C’est ce qu’on a pu observer dans les enquêtes qui ont suivi le naufrage du Titanic : les témoins ont insisté sur le fait que certains canots de sauvetage ne contenaient que des femmes et des enfants, les hommes se sacrifiant pour les sauver. Faire quoi que ce soit de moins – prendre une place dans un canot de sauvetage qui aurait pu être prise par une femme ou un enfant – aurait porté atteinte à leur virilité. La virilité et la masculinité, de plus en plus considérées comme toxiques par définition, incluaient à la fois le symbolisme et les actions de la bravoure. Un homme véritable était un chevalier.
Il est vrai, bien sûr, que les actes de bravoure et d’abnégation peuvent être et sont commis par des femmes et des enfants, et bien sûr par des homosexuels et des trans-genres.

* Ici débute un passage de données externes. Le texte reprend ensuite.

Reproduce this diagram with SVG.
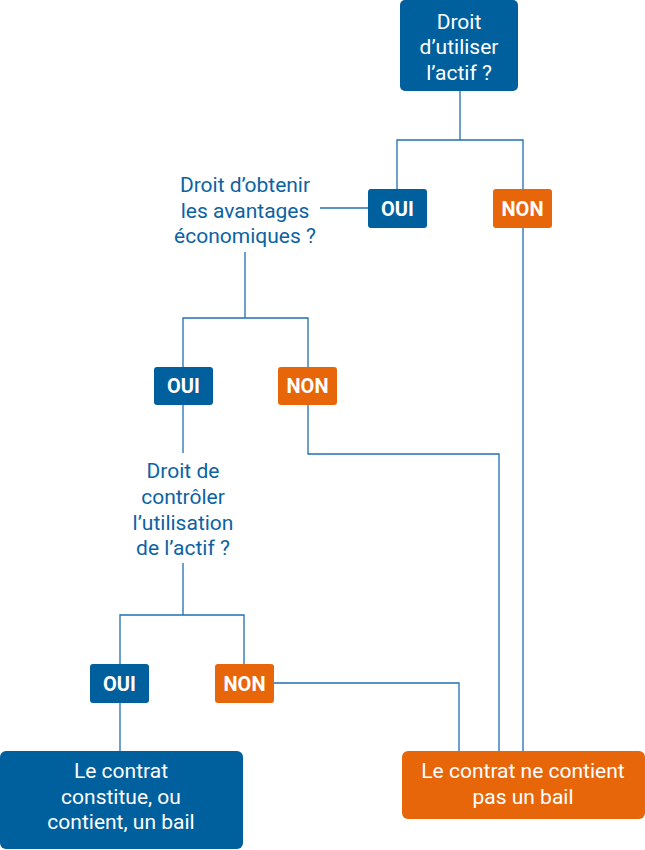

N’importe qui peut devenir courageux. Mais c’est justement là l’essentiel : puisque la bravoure et l’abnégation ne font plus partie de ce que signifie être un homme, on ne fait de tels actes héroïques que si on est un héros. Mais l’héroïsme n’est pas courant (c’est pourquoi il est applaudi lorsqu’il est découvert). On peut ou non se sentir appelé à l’héroïsme et à la bravoure. Mais dans le vieux paradigme, un homme se sacrifiait non pas parce qu’il se sentait appelé à un héroïsme extraordinaire, mais simplement parce qu’il était un homme. Le rôle de genre dont il avait hérité en vertu de son anatomie contenait l’impératif moral de se sacrifier, le cas échéant, pour les femmes et les enfants.
C’est justement cette protection que les vrais hommes offraient autrefois qui est si désespérément nécessaire aujourd’hui. Nous comptons maintenant sur « l’éducation du public », (c.-à-d. la propagande) et la stigmatisation associée au fait d’être politiquement incorrect pour motiver les gens à la galanterie, au sacrifice de soi et à la bravoure. Nous pouvons voir à quel point cela fonctionne (ou ne fonctionne pas) et à quel point les nuits restent dangereuses pour les femmes et les autres personnes vulnérables. Le cri de ceux qui essaient d’éduquer le public est de « reprendre le contrôle de la nuit ». Il serait peut-être plus utile de réfléchir d’abord longuement à la façon dont ce contrôle a été perdu.